>> BEGIN INPUT FOR THIS TASK

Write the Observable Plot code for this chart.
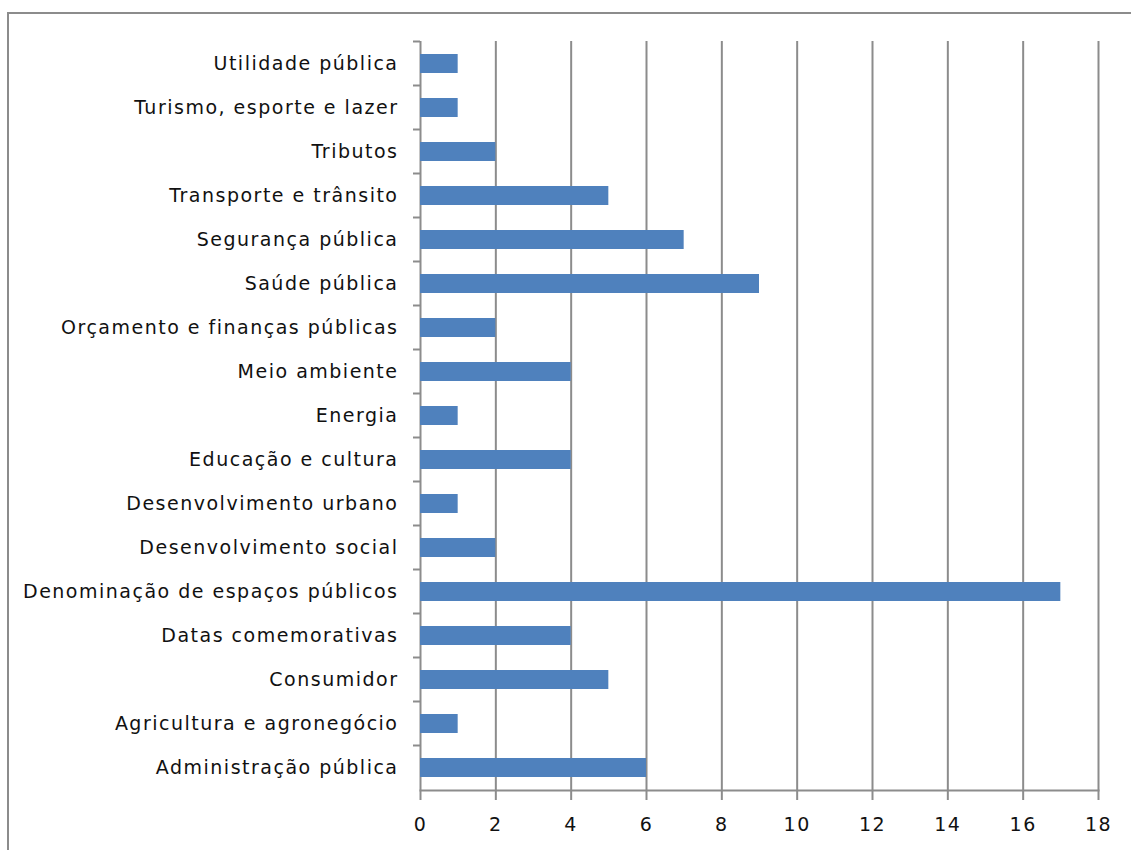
<!DOCTYPE html>
<html>
<head>
<meta charset="utf-8">
<script src="https://cdn.jsdelivr.net/npm/d3@7"></script>
<script src="https://cdn.jsdelivr.net/npm/@observablehq/plot@0.6"></script>
<style>
  html, body { margin: 0; padding: 0; background: #fff; overflow: hidden; }
  #wrap { position: relative; width: 1131px; height: 850px; }
  #border { position: absolute; left: 7px; top: 12px; width: 1200px; height: 900px;
            border-top: 2px solid #8c8c8c; border-left: 2px solid #8c8c8c; }
  #chart { position: absolute; left: 0; top: 0; }
  #chart svg text { letter-spacing: 1.5px; }
</style>
</head>
<body>
<div id="wrap"><div id="border"></div><div id="chart"></div></div>
<script>
const categories = [
  "Utilidade pública",
  "Turismo, esporte e lazer",
  "Tributos",
  "Transporte e trânsito",
  "Segurança pública",
  "Saúde pública",
  "Orçamento e finanças públicas",
  "Meio ambiente",
  "Energia",
  "Educação e cultura",
  "Desenvolvimento urbano",
  "Desenvolvimento social",
  "Denominação de espaços públicos",
  "Datas comemorativas",
  "Consumidor",
  "Agricultura e agronegócio",
  "Administração pública"
];
const values = [1, 1, 2, 5, 7, 9, 2, 4, 1, 4, 1, 2, 17, 4, 5, 1, 6];
const xTicks = [0, 2, 4, 6, 8, 10, 12, 14, 16, 18];

const data = categories.map((c, i) => ({category: c, value: values[i]}));
const gridColor = "#8c8c8c";

const plot = Plot.plot({
  width: 1131,
  height: 850,
  marginLeft: 420,
  marginRight: 33,
  marginTop: 41,
  marginBottom: 60,
  style: {fontFamily: "'DejaVu Sans', sans-serif", fontSize: "19px", color: "#111", background: "transparent"},
  x: {domain: [0, 18], ticks: xTicks, label: null},
  y: {domain: categories, paddingInner: 0.57, paddingOuter: 0.285, label: null},
  marks: [
    Plot.ruleX(xTicks, {stroke: gridColor, strokeWidth: 2}),
    Plot.frame({anchor: "bottom", stroke: gridColor, strokeWidth: 2}),
    Plot.barX(data, {x: "value", y: "category", fill: "#4f81bd"}),
    Plot.axisX({ticks: xTicks, tickSize: 10, tickPadding: 17, stroke: gridColor, strokeWidth: 2, label: null, fontSize: 19}),
    Plot.axisY({tickSize: 0, tickPadding: 22, label: null, fontSize: 19})
  ]
});

document.getElementById("chart").appendChild(plot);

// band boundary ticks on the y axis, computed from the y scale
const ys = plot.scale("y");
const xs = plot.scale("x");
const x0 = xs.apply(0);
const bounds = categories.map(c => ys.apply(c) - (ys.step - ys.bandwidth) / 2);
const svg = d3.select(plot);
svg.append("g")
  .attr("stroke", gridColor)
  .attr("stroke-width", 2)
  .selectAll("line")
  .data(bounds)
  .join("line")
  .attr("x1", x0 - 7)
  .attr("x2", x0)
  .attr("y1", d => d)
  .attr("y2", d => d);
</script>
</body>
</html>
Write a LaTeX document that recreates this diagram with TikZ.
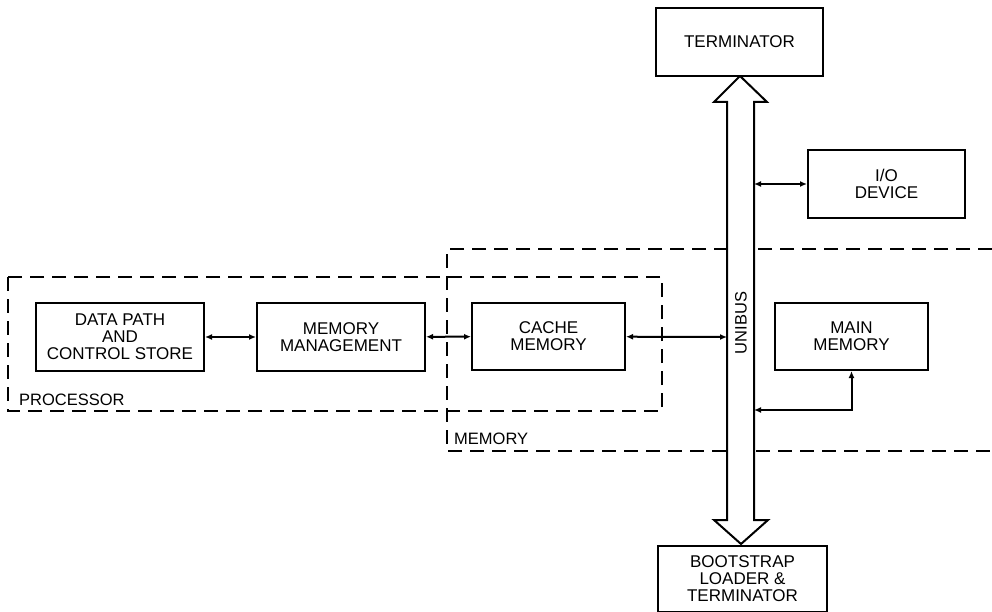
\documentclass[tikz,border=0pt]{standalone}
\usepackage{fontspec}
\setmainfont{Liberation Sans}
\usetikzlibrary{arrows.meta}
\begin{document}
\begin{tikzpicture}[x=1pt,y=-1pt,
  blk/.style={draw,line width=2pt,fill=white,inner sep=0pt,align=center,
    font=\fontsize{17}{17}\selectfont},
  grp/.style={draw,line width=1.8pt,dash pattern=on 14pt off 8pt},
  conn/.style={line width=2pt,{Latex[length=7pt,width=6pt]}-{Latex[length=7pt,width=6pt]}},
  lbl/.style={inner sep=0pt,font=\fontsize{16.5}{17}\selectfont}]
\useasboundingbox (0,0) rectangle (992,612);
% group outlines
\draw[grp] (8,277) rectangle (662,411);
\draw[grp] (992,249) -- (447,249) -- (447,451) -- (992,451);
\node[lbl,anchor=south west] (proclbl) at (19,406) {PROCESSOR};
\node[lbl,anchor=south west] (memlbl) at (454,445) {MEMORY};
% bus
\draw[line width=2pt,fill=white,line join=miter]
  (740,76) -- (767,102) -- (754,102) -- (754,520) -- (768,520) -- (741,544)
  -- (714,520) -- (727,520) -- (727,102) -- (714,102) -- cycle;
\coordinate (busL) at (727,337);
\coordinate (busRio) at (754,184);
\coordinate (busRmm) at (754,410);
\node[lbl,rotate=90] (unibus) at (741,323) {UNIBUS};
% blocks
\node[blk,minimum width=167pt,minimum height=68pt] (term) at (739.5,42) {TERMINATOR};
\node[blk,minimum width=157pt,minimum height=68pt] (io) at (886.5,184) {I/O\\DEVICE};
\node[blk,minimum width=168pt,minimum height=68pt] (dp) at (120,337) {DATA PATH\\AND\\CONTROL STORE};
\node[blk,minimum width=168pt,minimum height=68pt] (mm) at (341,337) {MEMORY\\MANAGEMENT};
\node[blk,minimum width=153pt,minimum height=67pt] (cache) at (548.5,336.5) {CACHE\\MEMORY};
\node[blk,minimum width=153pt,minimum height=67pt] (main) at (851.5,336.5) {MAIN\\MEMORY};
\node[blk,minimum width=169pt,minimum height=66pt] (boot) at (742.5,579) {BOOTSTRAP\\LOADER \&\\TERMINATOR};
% connectors
\draw[conn] (dp) -- (mm);
\draw[conn] (mm) -- (cache);
\draw[conn] (cache) -- (busL);
\draw[conn] (busRio) -- (io.west);
\draw[conn] (main.south) |- (busRmm);
\end{tikzpicture}
\end{document}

>> END INPUT FOR THIS TASK

◆ SHORT PROBLEM:
Output the lines above in full and exactly as given, omitting any pictures.

◆ RESPONSE:
Write the Observable Plot code for this chart.
<!DOCTYPE html>
<html>
<head>
<meta charset="utf-8">
<script src="https://cdn.jsdelivr.net/npm/d3@7"></script>
<script src="https://cdn.jsdelivr.net/npm/@observablehq/plot@0.6"></script>
<style>
  html, body { margin: 0; padding: 0; background: #fff; overflow: hidden; }
  #wrap { position: relative; width: 1131px; height: 850px; }
  #border { position: absolute; left: 7px; top: 12px; width: 1200px; height: 900px;
            border-top: 2px solid #8c8c8c; border-left: 2px solid #8c8c8c; }
  #chart { position: absolute; left: 0; top: 0; }
  #chart svg text { letter-spacing: 1.5px; }
</style>
</head>
<body>
<div id="wrap"><div id="border"></div><div id="chart"></div></div>
<script>
const categories = [
  "Utilidade pública",
  "Turismo, esporte e lazer",
  "Tributos",
  "Transporte e trânsito",
  "Segurança pública",
  "Saúde pública",
  "Orçamento e finanças públicas",
  "Meio ambiente",
  "Energia",
  "Educação e cultura",
  "Desenvolvimento urbano",
  "Desenvolvimento social",
  "Denominação de espaços públicos",
  "Datas comemorativas",
  "Consumidor",
  "Agricultura e agronegócio",
  "Administração pública"
];
const values = [1, 1, 2, 5, 7, 9, 2, 4, 1, 4, 1, 2, 17, 4, 5, 1, 6];
const xTicks = [0, 2, 4, 6, 8, 10, 12, 14, 16, 18];

const data = categories.map((c, i) => ({category: c, value: values[i]}));
const gridColor = "#8c8c8c";

const plot = Plot.plot({
  width: 1131,
  height: 850,
  marginLeft: 420,
  marginRight: 33,
  marginTop: 41,
  marginBottom: 60,
  style: {fontFamily: "'DejaVu Sans', sans-serif", fontSize: "19px", color: "#111", background: "transparent"},
  x: {domain: [0, 18], ticks: xTicks, label: null},
  y: {domain: categories, paddingInner: 0.57, paddingOuter: 0.285, label: null},
  marks: [
    Plot.ruleX(xTicks, {stroke: gridColor, strokeWidth: 2}),
    Plot.frame({anchor: "bottom", stroke: gridColor, strokeWidth: 2}),
    Plot.barX(data, {x: "value", y: "category", fill: "#4f81bd"}),
    Plot.axisX({ticks: xTicks, tickSize: 10, tickPadding: 17, stroke: gridColor, strokeWidth: 2, label: null, fontSize: 19}),
    Plot.axisY({tickSize: 0, tickPadding: 22, label: null, fontSize: 19})
  ]
});

document.getElementById("chart").appendChild(plot);

// band boundary ticks on the y axis, computed from the y scale
const ys = plot.scale("y");
const xs = plot.scale("x");
const x0 = xs.apply(0);
const bounds = categories.map(c => ys.apply(c) - (ys.step - ys.bandwidth) / 2);
const svg = d3.select(plot);
svg.append("g")
  .attr("stroke", gridColor)
  .attr("stroke-width", 2)
  .selectAll("line")
  .data(bounds)
  .join("line")
  .attr("x1", x0 - 7)
  .attr("x2", x0)
  .attr("y1", d => d)
  .attr("y2", d => d);
</script>
</body>
</html>
Write a LaTeX document that recreates this diagram with TikZ.
\documentclass[tikz,border=0pt]{standalone}
\usepackage{fontspec}
\setmainfont{Liberation Sans}
\usetikzlibrary{arrows.meta}
\begin{document}
\begin{tikzpicture}[x=1pt,y=-1pt,
  blk/.style={draw,line width=2pt,fill=white,inner sep=0pt,align=center,
    font=\fontsize{17}{17}\selectfont},
  grp/.style={draw,line width=1.8pt,dash pattern=on 14pt off 8pt},
  conn/.style={line width=2pt,{Latex[length=7pt,width=6pt]}-{Latex[length=7pt,width=6pt]}},
  lbl/.style={inner sep=0pt,font=\fontsize{16.5}{17}\selectfont}]
\useasboundingbox (0,0) rectangle (992,612);
% group outlines
\draw[grp] (8,277) rectangle (662,411);
\draw[grp] (992,249) -- (447,249) -- (447,451) -- (992,451);
\node[lbl,anchor=south west] (proclbl) at (19,406) {PROCESSOR};
\node[lbl,anchor=south west] (memlbl) at (454,445) {MEMORY};
% bus
\draw[line width=2pt,fill=white,line join=miter]
  (740,76) -- (767,102) -- (754,102) -- (754,520) -- (768,520) -- (741,544)
  -- (714,520) -- (727,520) -- (727,102) -- (714,102) -- cycle;
\coordinate (busL) at (727,337);
\coordinate (busRio) at (754,184);
\coordinate (busRmm) at (754,410);
\node[lbl,rotate=90] (unibus) at (741,323) {UNIBUS};
% blocks
\node[blk,minimum width=167pt,minimum height=68pt] (term) at (739.5,42) {TERMINATOR};
\node[blk,minimum width=157pt,minimum height=68pt] (io) at (886.5,184) {I/O\\DEVICE};
\node[blk,minimum width=168pt,minimum height=68pt] (dp) at (120,337) {DATA PATH\\AND\\CONTROL STORE};
\node[blk,minimum width=168pt,minimum height=68pt] (mm) at (341,337) {MEMORY\\MANAGEMENT};
\node[blk,minimum width=153pt,minimum height=67pt] (cache) at (548.5,336.5) {CACHE\\MEMORY};
\node[blk,minimum width=153pt,minimum height=67pt] (main) at (851.5,336.5) {MAIN\\MEMORY};
\node[blk,minimum width=169pt,minimum height=66pt] (boot) at (742.5,579) {BOOTSTRAP\\LOADER \&\\TERMINATOR};
% connectors
\draw[conn] (dp) -- (mm);
\draw[conn] (mm) -- (cache);
\draw[conn] (cache) -- (busL);
\draw[conn] (busRio) -- (io.west);
\draw[conn] (main.south) |- (busRmm);
\end{tikzpicture}
\end{document}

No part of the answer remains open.